Work required
Quote every line of the data below as it stands, omitting pictures.

Source excerpt
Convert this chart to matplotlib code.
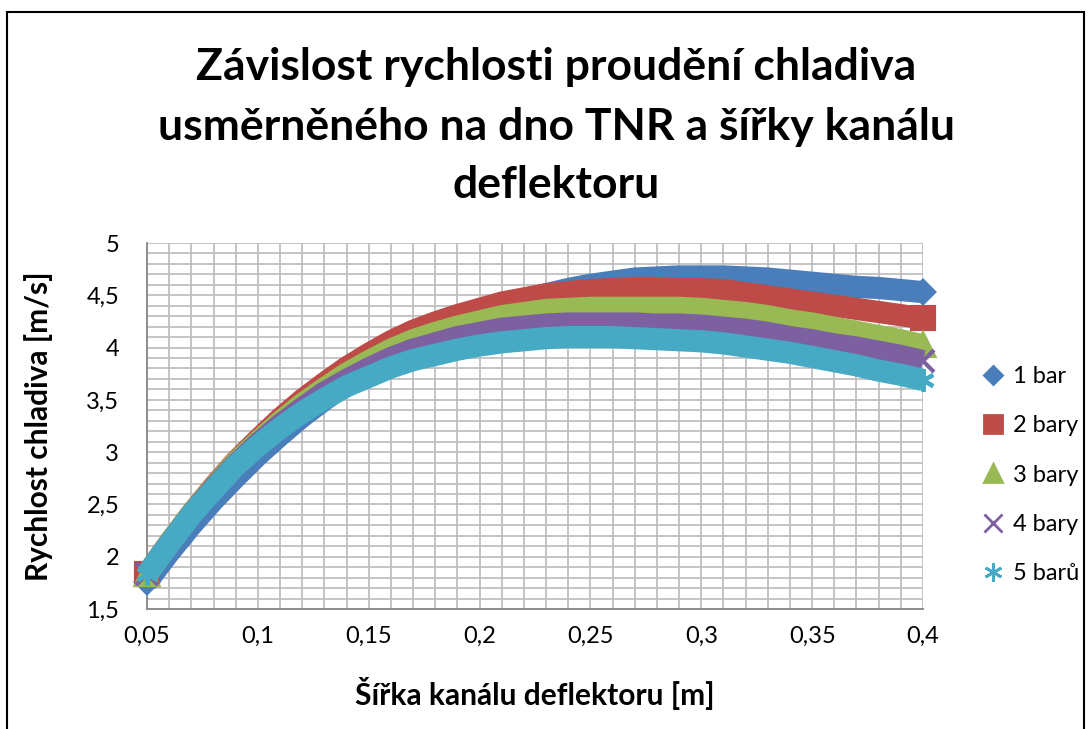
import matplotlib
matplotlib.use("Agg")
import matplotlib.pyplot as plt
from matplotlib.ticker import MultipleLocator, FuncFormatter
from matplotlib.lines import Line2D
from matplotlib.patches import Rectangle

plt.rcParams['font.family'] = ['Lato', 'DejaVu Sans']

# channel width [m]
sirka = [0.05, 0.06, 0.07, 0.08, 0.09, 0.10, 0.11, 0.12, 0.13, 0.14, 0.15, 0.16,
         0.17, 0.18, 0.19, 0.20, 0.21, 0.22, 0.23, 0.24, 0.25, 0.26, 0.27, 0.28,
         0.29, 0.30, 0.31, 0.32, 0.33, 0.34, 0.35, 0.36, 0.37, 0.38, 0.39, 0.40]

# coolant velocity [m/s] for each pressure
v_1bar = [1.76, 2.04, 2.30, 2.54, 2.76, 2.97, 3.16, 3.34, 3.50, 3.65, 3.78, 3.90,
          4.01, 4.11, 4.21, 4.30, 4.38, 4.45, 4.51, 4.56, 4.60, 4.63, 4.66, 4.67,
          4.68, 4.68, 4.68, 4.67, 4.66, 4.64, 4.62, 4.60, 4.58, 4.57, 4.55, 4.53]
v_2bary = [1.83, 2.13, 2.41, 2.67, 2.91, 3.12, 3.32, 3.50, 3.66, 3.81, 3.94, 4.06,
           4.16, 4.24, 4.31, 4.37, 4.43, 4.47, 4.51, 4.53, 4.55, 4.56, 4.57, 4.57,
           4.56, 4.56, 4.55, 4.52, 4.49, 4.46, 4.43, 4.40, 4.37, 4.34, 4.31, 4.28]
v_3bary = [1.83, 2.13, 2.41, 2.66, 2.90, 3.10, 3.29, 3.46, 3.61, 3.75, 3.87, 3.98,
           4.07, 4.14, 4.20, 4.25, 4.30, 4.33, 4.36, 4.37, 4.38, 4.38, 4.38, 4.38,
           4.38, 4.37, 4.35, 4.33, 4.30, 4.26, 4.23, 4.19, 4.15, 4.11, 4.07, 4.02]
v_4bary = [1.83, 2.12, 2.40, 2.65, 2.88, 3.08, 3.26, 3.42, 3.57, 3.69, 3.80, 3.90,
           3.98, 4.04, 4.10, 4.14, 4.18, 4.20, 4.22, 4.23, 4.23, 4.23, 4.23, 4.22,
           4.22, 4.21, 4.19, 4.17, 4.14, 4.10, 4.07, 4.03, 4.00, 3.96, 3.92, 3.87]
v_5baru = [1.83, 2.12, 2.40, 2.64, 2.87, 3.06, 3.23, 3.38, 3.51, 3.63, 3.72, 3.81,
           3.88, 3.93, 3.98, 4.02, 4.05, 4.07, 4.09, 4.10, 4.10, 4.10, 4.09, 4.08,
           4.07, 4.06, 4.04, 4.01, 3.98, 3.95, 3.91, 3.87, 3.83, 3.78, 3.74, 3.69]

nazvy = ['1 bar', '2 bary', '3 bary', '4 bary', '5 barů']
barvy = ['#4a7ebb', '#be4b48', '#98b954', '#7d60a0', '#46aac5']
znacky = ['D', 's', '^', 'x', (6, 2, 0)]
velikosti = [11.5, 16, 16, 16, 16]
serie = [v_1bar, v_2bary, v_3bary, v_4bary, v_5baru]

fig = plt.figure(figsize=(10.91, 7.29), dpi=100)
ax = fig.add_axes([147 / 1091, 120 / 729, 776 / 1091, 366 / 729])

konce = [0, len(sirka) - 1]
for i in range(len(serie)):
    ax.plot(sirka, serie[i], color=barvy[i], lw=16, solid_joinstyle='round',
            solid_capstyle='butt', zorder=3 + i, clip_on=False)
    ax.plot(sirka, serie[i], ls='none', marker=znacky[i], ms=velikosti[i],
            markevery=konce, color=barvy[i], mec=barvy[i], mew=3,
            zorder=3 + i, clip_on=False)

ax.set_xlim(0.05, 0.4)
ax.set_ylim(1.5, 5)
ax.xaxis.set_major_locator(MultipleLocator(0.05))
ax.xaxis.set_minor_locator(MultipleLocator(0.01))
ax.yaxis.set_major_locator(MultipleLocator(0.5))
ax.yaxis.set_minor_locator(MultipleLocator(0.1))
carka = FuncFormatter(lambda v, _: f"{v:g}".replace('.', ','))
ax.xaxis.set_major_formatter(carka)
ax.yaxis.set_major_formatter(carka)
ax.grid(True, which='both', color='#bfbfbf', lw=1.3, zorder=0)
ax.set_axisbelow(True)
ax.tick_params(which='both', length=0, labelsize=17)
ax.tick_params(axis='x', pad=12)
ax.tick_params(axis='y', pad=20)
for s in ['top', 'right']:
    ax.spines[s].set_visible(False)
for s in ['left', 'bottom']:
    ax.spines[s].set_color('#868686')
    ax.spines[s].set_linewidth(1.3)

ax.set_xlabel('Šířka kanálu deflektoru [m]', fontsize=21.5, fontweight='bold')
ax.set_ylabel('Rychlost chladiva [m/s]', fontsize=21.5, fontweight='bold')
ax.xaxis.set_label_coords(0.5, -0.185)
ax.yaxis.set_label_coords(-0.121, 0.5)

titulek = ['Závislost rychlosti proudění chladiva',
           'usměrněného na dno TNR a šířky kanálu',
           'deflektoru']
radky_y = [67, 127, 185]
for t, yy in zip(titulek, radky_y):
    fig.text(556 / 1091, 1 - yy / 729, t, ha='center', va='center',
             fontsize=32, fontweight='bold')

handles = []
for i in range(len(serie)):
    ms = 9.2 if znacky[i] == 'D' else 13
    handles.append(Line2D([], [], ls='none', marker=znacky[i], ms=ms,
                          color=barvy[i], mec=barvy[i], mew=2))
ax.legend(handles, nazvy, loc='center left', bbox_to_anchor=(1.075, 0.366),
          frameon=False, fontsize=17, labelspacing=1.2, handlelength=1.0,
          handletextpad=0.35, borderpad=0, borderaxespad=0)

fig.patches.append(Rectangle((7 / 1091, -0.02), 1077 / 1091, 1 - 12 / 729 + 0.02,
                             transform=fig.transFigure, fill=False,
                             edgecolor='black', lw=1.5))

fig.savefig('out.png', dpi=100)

Reply to the task
Convert this chart to matplotlib code.
import matplotlib
matplotlib.use("Agg")
import matplotlib.pyplot as plt
from matplotlib.ticker import MultipleLocator, FuncFormatter
from matplotlib.lines import Line2D
from matplotlib.patches import Rectangle

plt.rcParams['font.family'] = ['Lato', 'DejaVu Sans']

# channel width [m]
sirka = [0.05, 0.06, 0.07, 0.08, 0.09, 0.10, 0.11, 0.12, 0.13, 0.14, 0.15, 0.16,
         0.17, 0.18, 0.19, 0.20, 0.21, 0.22, 0.23, 0.24, 0.25, 0.26, 0.27, 0.28,
         0.29, 0.30, 0.31, 0.32, 0.33, 0.34, 0.35, 0.36, 0.37, 0.38, 0.39, 0.40]

# coolant velocity [m/s] for each pressure
v_1bar = [1.76, 2.04, 2.30, 2.54, 2.76, 2.97, 3.16, 3.34, 3.50, 3.65, 3.78, 3.90,
          4.01, 4.11, 4.21, 4.30, 4.38, 4.45, 4.51, 4.56, 4.60, 4.63, 4.66, 4.67,
          4.68, 4.68, 4.68, 4.67, 4.66, 4.64, 4.62, 4.60, 4.58, 4.57, 4.55, 4.53]
v_2bary = [1.83, 2.13, 2.41, 2.67, 2.91, 3.12, 3.32, 3.50, 3.66, 3.81, 3.94, 4.06,
           4.16, 4.24, 4.31, 4.37, 4.43, 4.47, 4.51, 4.53, 4.55, 4.56, 4.57, 4.57,
           4.56, 4.56, 4.55, 4.52, 4.49, 4.46, 4.43, 4.40, 4.37, 4.34, 4.31, 4.28]
v_3bary = [1.83, 2.13, 2.41, 2.66, 2.90, 3.10, 3.29, 3.46, 3.61, 3.75, 3.87, 3.98,
           4.07, 4.14, 4.20, 4.25, 4.30, 4.33, 4.36, 4.37, 4.38, 4.38, 4.38, 4.38,
           4.38, 4.37, 4.35, 4.33, 4.30, 4.26, 4.23, 4.19, 4.15, 4.11, 4.07, 4.02]
v_4bary = [1.83, 2.12, 2.40, 2.65, 2.88, 3.08, 3.26, 3.42, 3.57, 3.69, 3.80, 3.90,
           3.98, 4.04, 4.10, 4.14, 4.18, 4.20, 4.22, 4.23, 4.23, 4.23, 4.23, 4.22,
           4.22, 4.21, 4.19, 4.17, 4.14, 4.10, 4.07, 4.03, 4.00, 3.96, 3.92, 3.87]
v_5baru = [1.83, 2.12, 2.40, 2.64, 2.87, 3.06, 3.23, 3.38, 3.51, 3.63, 3.72, 3.81,
           3.88, 3.93, 3.98, 4.02, 4.05, 4.07, 4.09, 4.10, 4.10, 4.10, 4.09, 4.08,
           4.07, 4.06, 4.04, 4.01, 3.98, 3.95, 3.91, 3.87, 3.83, 3.78, 3.74, 3.69]

nazvy = ['1 bar', '2 bary', '3 bary', '4 bary', '5 barů']
barvy = ['#4a7ebb', '#be4b48', '#98b954', '#7d60a0', '#46aac5']
znacky = ['D', 's', '^', 'x', (6, 2, 0)]
velikosti = [11.5, 16, 16, 16, 16]
serie = [v_1bar, v_2bary, v_3bary, v_4bary, v_5baru]

fig = plt.figure(figsize=(10.91, 7.29), dpi=100)
ax = fig.add_axes([147 / 1091, 120 / 729, 776 / 1091, 366 / 729])

konce = [0, len(sirka) - 1]
for i in range(len(serie)):
    ax.plot(sirka, serie[i], color=barvy[i], lw=16, solid_joinstyle='round',
            solid_capstyle='butt', zorder=3 + i, clip_on=False)
    ax.plot(sirka, serie[i], ls='none', marker=znacky[i], ms=velikosti[i],
            markevery=konce, color=barvy[i], mec=barvy[i], mew=3,
            zorder=3 + i, clip_on=False)

ax.set_xlim(0.05, 0.4)
ax.set_ylim(1.5, 5)
ax.xaxis.set_major_locator(MultipleLocator(0.05))
ax.xaxis.set_minor_locator(MultipleLocator(0.01))
ax.yaxis.set_major_locator(MultipleLocator(0.5))
ax.yaxis.set_minor_locator(MultipleLocator(0.1))
carka = FuncFormatter(lambda v, _: f"{v:g}".replace('.', ','))
ax.xaxis.set_major_formatter(carka)
ax.yaxis.set_major_formatter(carka)
ax.grid(True, which='both', color='#bfbfbf', lw=1.3, zorder=0)
ax.set_axisbelow(True)
ax.tick_params(which='both', length=0, labelsize=17)
ax.tick_params(axis='x', pad=12)
ax.tick_params(axis='y', pad=20)
for s in ['top', 'right']:
    ax.spines[s].set_visible(False)
for s in ['left', 'bottom']:
    ax.spines[s].set_color('#868686')
    ax.spines[s].set_linewidth(1.3)

ax.set_xlabel('Šířka kanálu deflektoru [m]', fontsize=21.5, fontweight='bold')
ax.set_ylabel('Rychlost chladiva [m/s]', fontsize=21.5, fontweight='bold')
ax.xaxis.set_label_coords(0.5, -0.185)
ax.yaxis.set_label_coords(-0.121, 0.5)

titulek = ['Závislost rychlosti proudění chladiva',
           'usměrněného na dno TNR a šířky kanálu',
           'deflektoru']
radky_y = [67, 127, 185]
for t, yy in zip(titulek, radky_y):
    fig.text(556 / 1091, 1 - yy / 729, t, ha='center', va='center',
             fontsize=32, fontweight='bold')

handles = []
for i in range(len(serie)):
    ms = 9.2 if znacky[i] == 'D' else 13
    handles.append(Line2D([], [], ls='none', marker=znacky[i], ms=ms,
                          color=barvy[i], mec=barvy[i], mew=2))
ax.legend(handles, nazvy, loc='center left', bbox_to_anchor=(1.075, 0.366),
          frameon=False, fontsize=17, labelspacing=1.2, handlelength=1.0,
          handletextpad=0.35, borderpad=0, borderaxespad=0)

fig.patches.append(Rectangle((7 / 1091, -0.02), 1077 / 1091, 1 - 12 / 729 + 0.02,
                             transform=fig.transFigure, fill=False,
                             edgecolor='black', lw=1.5))

fig.savefig('out.png', dpi=100)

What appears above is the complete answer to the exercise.